Hausieren in Eisenbahnzügen. In den D-Zügen werden häufiger von mitfahrenden Frauen und Mädchen sogenannte Wohlfahrtspostkarten verkauft. Es sei darauf hingewiesen, daß das Hausieren in den Zügen streng verboten ist und auch für wirkliche oder angeblich wohltätige Zwecke keine Ausnahmen davon gemacht werden kann.

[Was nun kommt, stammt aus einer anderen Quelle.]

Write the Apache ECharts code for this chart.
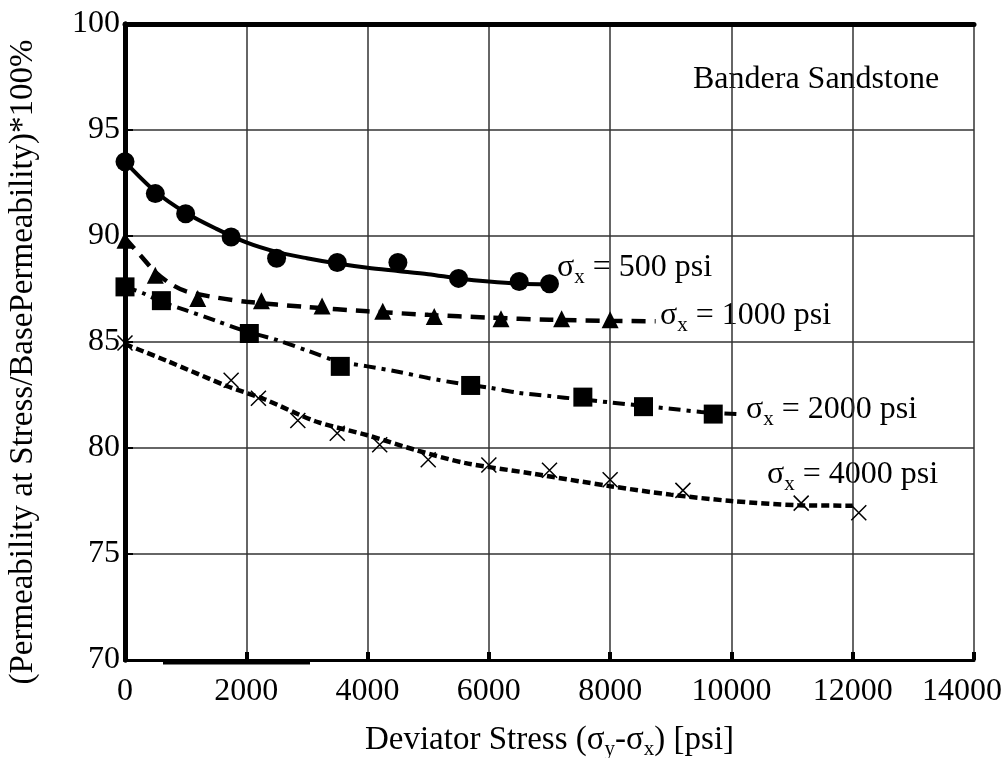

(Bonner General-Anzeiger, Rubrik „Aus Bonn“)

   

Beförderungsverbot für Ansichtspostkarten nach dem Ausland. Aufgrund des § 5 der Postordnung vom 20 März 1900 werden bis auf weiteres nach dem Auslande gerichtete Postkarten mit Abbildungen von Städten, Stadtteilen, Ortschaften, Landschaften, besonders hervorragenden Baulichkeiten, Denkmälern Deutschlands, Oesterreich-Ungarns, Belgiens, der Türkei und der von den verbündeten deutschen, österreichisch-ungarischen und türkischen Heeren besetzten feindlichen Gebieten mit nachbezeichneten Ausnahmen von der Postbeförderung ausgeschlossen. Unter das Verbot fallende Sendungen sind vorkommendenfalls von den Postanstalten an den Absender zurückzugeben oder, wenn dieser nicht bekannt ist, nach den Vorschriften für unzustellbare Sendungen behandelt. Von dem Verbote werden nicht betroffen 1) Postkarten nach Oesterreich-Ungarn mit Abbildungen von Städten, Stadtteilen, Ortschaften, Landschaften, besonders hervorragenden Baulichkeiten, Denkmälern Oesterreich-Ungarns und 2) Postkarten nach der Türkei mit Abbildungen von Städten, Stadtteilen, Ortschaften, Landschaften, besonders hervorragenden Baulichkeiten, Denkmälern der Türkei.

Brotpreise. Der Vorstand der Bonner Bäcker-Innung hat beschlossen, vom 15. d. M. ab das Feinbrot zu 85 Pfg. und das Schwarzbrot zu 70 Pfg. zu verkaufen. Beide Brote sind ¼ Pfund schwerer als bisher.